A word on trimix computers ... they're not all the same. In fact, you need to decide how you want to run your profiles BEFORE buying a dive computer ... if in fact you choose to go that route. My first trimix computer was a Dive Rite Nitek-HE ... and I bent the bloody thing on every single dive. It runs an algorithm that penalizes you for deep stops ... and I prefer doing deep stops. I finally sold it to someone who prefers the "bend and treat" method of diving, which can get you out of the water quicker for some dives ... but my attitude is it's not a race, and I'd prefer making those deeper stops and being nice to my faster tissues.
That was said earlier in the thread regarding Suunto's, and it really isn't accurate.
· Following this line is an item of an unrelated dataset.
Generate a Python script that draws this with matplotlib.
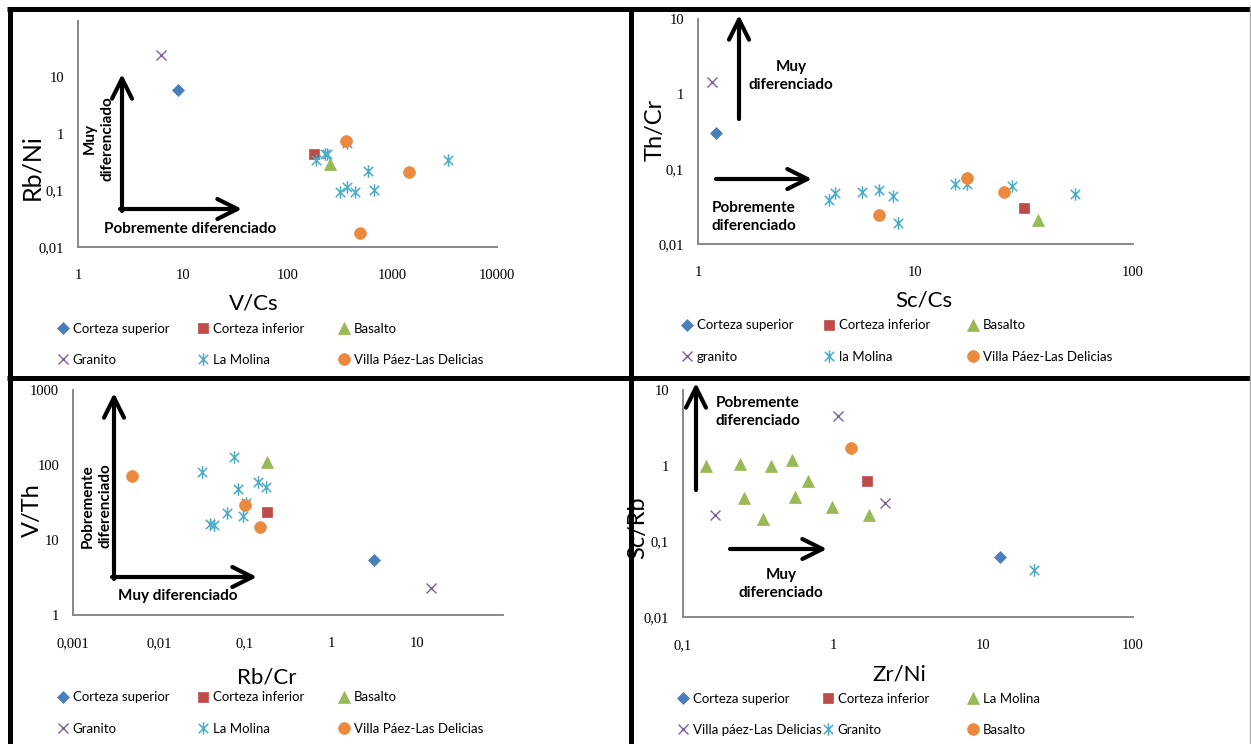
import numpy as np
import matplotlib
matplotlib.use('Agg')
from matplotlib import pyplot as plt
from matplotlib.path import Path
from matplotlib.lines import Line2D
from matplotlib.patches import FancyArrowPatch

W, H = 1251, 744

####
# Data
####
# panel 1 : V/Cs vs Rb/Ni
vcs = {'sup': [9.0], 'inf': [181], 'bas': [257], 'gra': [6.2],
       'mol': [188, 226, 240, 373, 593, 314, 373, 443, 665, 3400],
       'vil': [363, 1450, 494]}
rbni = {'sup': [6.0], 'inf': [0.45], 'bas': [0.30], 'gra': [25],
        'mol': [0.34, 0.45, 0.45, 0.69, 0.22, 0.096, 0.117, 0.096, 0.104, 0.34],
        'vil': [0.75, 0.21, 0.018]}

# panel 2 : Sc/Cs vs Th/Cr
sccs = {'sup': [1.21], 'inf': [31.7], 'bas': [36.7], 'gra': [1.16],
        'mol': [4.0, 4.27, 5.7, 6.8, 7.85, 8.3, 15.2, 17.3, 27.7, 54],
        'vil': [17.3, 25.6, 6.8]}
thcr = {'sup': [0.30], 'inf': [0.0306], 'bas': [0.021], 'gra': [1.46],
        'mol': [0.039, 0.048, 0.049, 0.052, 0.043, 0.019, 0.063, 0.063, 0.060, 0.046],
        'vil': [0.077, 0.049, 0.024]}

# panel 3 : Rb/Cr vs V/Th
rbcr = {'sup': [3.14], 'inf': [0.18], 'bas': [0.18], 'gra': [14.7],
        'mol': [0.0316, 0.074, 0.083, 0.142, 0.177, 0.102, 0.061, 0.095, 0.039, 0.044],
        'vil': [0.0048, 0.099, 0.148]}
vth = {'sup': [5.4], 'inf': [23.5], 'bas': [110], 'gra': [2.3],
       'mol': [81, 126, 48, 59, 51, 31, 22.8, 21, 16.4, 16],
       'vil': [72, 29, 15]}

# panel 4 : Zr/Ni vs Sc/Rb  (series keyed by marker style)
zrni = {'sup': [12.9], 'inf': [1.69],
        'tri': [0.143, 0.239, 0.388, 0.53, 0.686, 0.257, 0.558, 0.343, 0.99, 1.73],
        'x': [1.08, 2.21, 0.164], 'ast': [21.8], 'o': [1.32]}
scrb = {'sup': [0.062], 'inf': [0.635],
        'tri': [1.0, 1.06, 0.98, 1.19, 0.62, 0.376, 0.39, 0.20, 0.283, 0.226],
        'x': [4.5, 0.32, 0.22], 'ast': [0.0415], 'o': [1.7]}

labels_1 = ['Corteza superior', 'Corteza inferior', 'Basalto',
            'Granito', 'La Molina', 'Villa Páez-Las Delicias']
labels_2 = ['Corteza superior', 'Corteza inferior', 'Basalto',
            'granito', 'la Molina', 'Villa Páez-Las Delicias']
labels_4 = ['Corteza superior', 'Corteza inferior', 'La Molina',
            'Villa páez-Las Delicias', 'Granito', 'Basalto']

####
# Styles
####
star = Path([(0, 1), (0, -1), (-0.75, 0.75), (0.75, -0.75), (-0.75, -0.75), (0.75, 0.75)],
            [Path.MOVETO, Path.LINETO] * 3)
styles = [dict(marker='D', color='#4A7EBB', ms=6.0),
          dict(marker='s', color='#BE4B48', ms=7.8),
          dict(marker='^', color='#98B954', ms=9.0),
          dict(marker='x', color='#7D60A0', ms=7.5, mew=1.0),
          dict(marker=star, color='#4BACC6', ms=9, mew=1.1),
          dict(marker='o', color='#EB8A3E', ms=8.5)]

plt.rcParams['font.family'] = ['Lato', 'DejaVu Sans']
tick_font = dict(family='Liberation Serif', size=10.5)

fig = plt.figure(figsize=(W / 100, H / 100), dpi=100)


def px(x, y):
    return (x / W, 1 - y / H)


def make_axes(l, r, t, b):
    ax = fig.add_axes([l / W, 1 - b / H, (r - l) / W, (b - t) / H])
    ax.set_xscale('log')
    ax.set_yscale('log')
    for s in ['top', 'right']:
        ax.spines[s].set_visible(False)
    for s in ['left', 'bottom']:
        ax.spines[s].set_color('#888888')
        ax.spines[s].set_linewidth(1.4)
    ax.tick_params(length=0, which='both')
    ax.tick_params(axis='x', pad=16)
    ax.tick_params(axis='y', pad=10)
    ax.minorticks_off()
    ax.patch.set_alpha(0)
    return ax


def set_ticks(ax, xt, xl, yt, yl):
    ax.set_xticks(xt)
    ax.set_xticklabels(xl, fontdict=tick_font)
    ax.set_yticks(yt)
    ax.set_yticklabels(yl, fontdict=tick_font)
    ax.minorticks_off()


def plot_series(ax, xs, ys, keys):
    handles = []
    for k, st in zip(keys, styles):
        h, = ax.plot(xs[k], ys[k], linestyle='none', clip_on=False,
                     marker=st['marker'], color=st['color'], markersize=st['ms'],
                     markeredgewidth=st.get('mew', 0.5), markeredgecolor=st['color'])
        handles.append(h)
    return handles


def legend(handles, labels, cols, rows):
    ymid = (rows[0] + rows[1]) / 2
    for c in range(3):
        fig.legend(handles=[handles[c], handles[c + 3]], labels=[labels[c], labels[c + 3]],
                   loc='center left', bbox_to_anchor=px(cols[c] - 5.5, ymid),
                   frameon=False, handlelength=0.85, handletextpad=0.3,
                   borderpad=0, borderaxespad=0, labelspacing=1.45, fontsize=9.5)


def arrow(p0, p1):
    fig.add_artist(FancyArrowPatch(px(*p0), px(*p1), transform=fig.transFigure,
                                   arrowstyle='->,head_length=0.4,head_width=0.2',
                                   mutation_scale=36, lw=3.0, color='black',
                                   shrinkA=0, shrinkB=0))


def note(x, y, s, **kw):
    fig.text(*px(x, y), s, fontsize=11, fontweight='bold', va='center',
             linespacing=1.35, **kw)


keys = ['sup', 'inf', 'bas', 'gra', 'mol', 'vil']

# ---- panel 1
ax1 = make_axes(78, 497, 21, 247)
h1 = plot_series(ax1, vcs, rbni, keys)
ax1.set_xlim(1, 10000)
ax1.set_ylim(0.01, 100)
set_ticks(ax1, [1, 10, 100, 1000, 10000], ['1', '10', '100', '1000', '10000'],
          [0.01, 0.1, 1, 10], ['0,01', '0,1', '1', '10'])
ax1.set_xlabel('V/Cs', fontsize=16, va='center')
ax1.xaxis.set_label_coords(0.42, -0.25)
ax1.set_ylabel('Rb/Ni', fontsize=18, va='center')
ax1.yaxis.set_label_coords(-0.11, 0.354)
legend(h1, labels_1, [63, 203, 344], [329, 360])
arrow((122, 211), (122, 74))
arrow((120, 209), (242, 209))
note(99, 139, 'Muy\ndiferenciado', rotation=90, ha='center', multialignment='center')
note(190, 229, 'Pobremente diferenciado', ha='center')

# ---- panel 2
ax2 = make_axes(698, 1133, 19, 244)
h2 = plot_series(ax2, sccs, thcr, keys)
ax2.set_xlim(1, 100)
ax2.set_ylim(0.01, 10)
set_ticks(ax2, [1, 10, 100], ['1', '10', '100'],
          [0.01, 0.1, 1, 10], ['0,01', '0,1', '1', '10'])
ax2.set_xlabel('Sc/Cs', fontsize=16, va='center')
ax2.xaxis.set_label_coords(0.52, -0.249)
ax2.set_ylabel('Th/Cr', fontsize=17, va='center')
ax2.yaxis.set_label_coords(-0.099, 0.507)
legend(h2, labels_2, [687, 829, 973], [325, 357])
arrow((739, 119), (739, 15))
arrow((716, 179), (812, 179))
note(791, 76, 'Muy\ndiferenciado', ha='center', multialignment='center')
note(712, 217, 'Pobremente\ndiferenciado', ha='left')

# ---- panel 3
ax3 = make_axes(73, 503, 390, 615)
h3 = plot_series(ax3, rbcr, vth, keys)
ax3.set_xlim(0.001, 100)
ax3.set_ylim(1, 1000)
set_ticks(ax3, [0.001, 0.01, 0.1, 1, 10], ['0,001', '0,01', '0,1', '1', '10'],
          [1, 10, 100, 1000], ['1', '10', '100', '1000'])
ax3.set_xlabel('Rb/Cr', fontsize=16, va='center')
ax3.xaxis.set_label_coords(0.45, -0.28)
ax3.set_ylabel('V/Th', fontsize=17, va='center')
ax3.yaxis.set_label_coords(-0.095, 0.467)
legend(h3, labels_1, [63, 203, 344], [698, 728])
arrow((114, 579), (114, 393))
arrow((112, 577), (257, 577))
note(97, 506, 'Pobremente\ndiferenciado', rotation=90, ha='center', multialignment='center')
note(178, 596, 'Muy diferenciado', ha='center')

# ---- panel 4
ax4 = make_axes(683, 1133, 390, 617)
h4 = plot_series(ax4, zrni, scrb, ['sup', 'inf', 'tri', 'x', 'ast', 'o'])
ax4.set_xlim(0.1, 100)
ax4.set_ylim(0.01, 10)
set_ticks(ax4, [0.1, 1, 10, 100], ['0,1', '1', '10', '100'],
          [0.01, 0.1, 1, 10], ['0,01', '0,1', '1', '10'])
ax4.set_xlabel('Zr/Ni', fontsize=16, va='center')
ax4.xaxis.set_label_coords(0.48, -0.255)
ax4.set_ylabel('Sc/Rb', fontsize=17, va='center')
ax4.yaxis.set_label_coords(-0.1, 0.392)
legend(h4, labels_4, [683, 828, 973], [699, 730])
arrow((696, 490), (696, 383))
arrow((730, 549), (827, 549))
note(716, 412, 'Pobremente\ndiferenciado', ha='left')
note(781, 584, 'Muy\ndiferenciado', ha='center', multialignment='center')

####
# Panel frames
####
frame = dict(color='black', lw=3.6, transform=fig.transFigure, solid_capstyle='butt')
fig.add_artist(Line2D(*zip(px(7, 9), px(1250, 9)), **frame))
fig.add_artist(Line2D(*zip(px(9.5, 7), px(9.5, 744)), **frame))
fig.add_artist(Line2D(*zip(px(631, 7), px(631, 744)), **frame))
fig.add_artist(Line2D(*zip(px(7, 378), px(1250, 378)), **frame))
fig.add_artist(Line2D(*zip(px(1250, 6), px(1250, 744)), color='#aaaaaa', lw=1,
                      transform=fig.transFigure))

fig.savefig('out.png', dpi=100)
These computers will send you right to 10 feet, or rather normal safety stop depth, for minor deco obligations. For the most part, so will tech computers. If you incur serious deco, they will stop you much deeper, depending upon their algorithms.
A number of years ago, before I had any tech training, I went to 180 feet on the San Francisco Maru on air with a Suunto Cobra (I know, I know.), which is about as recreational as computers get. I don't remember at what depth it put my first stop, but it required a series of short stops until I did a massive stop at 15 feet.
I once racked up about 30 minutes of deco obligation on my Suunto Vytec doing some air dives at the dive park in Catalina (nitrox is bloody difficult to come by on that island) ... and it never gave me a ceiling deeper than 10 feet.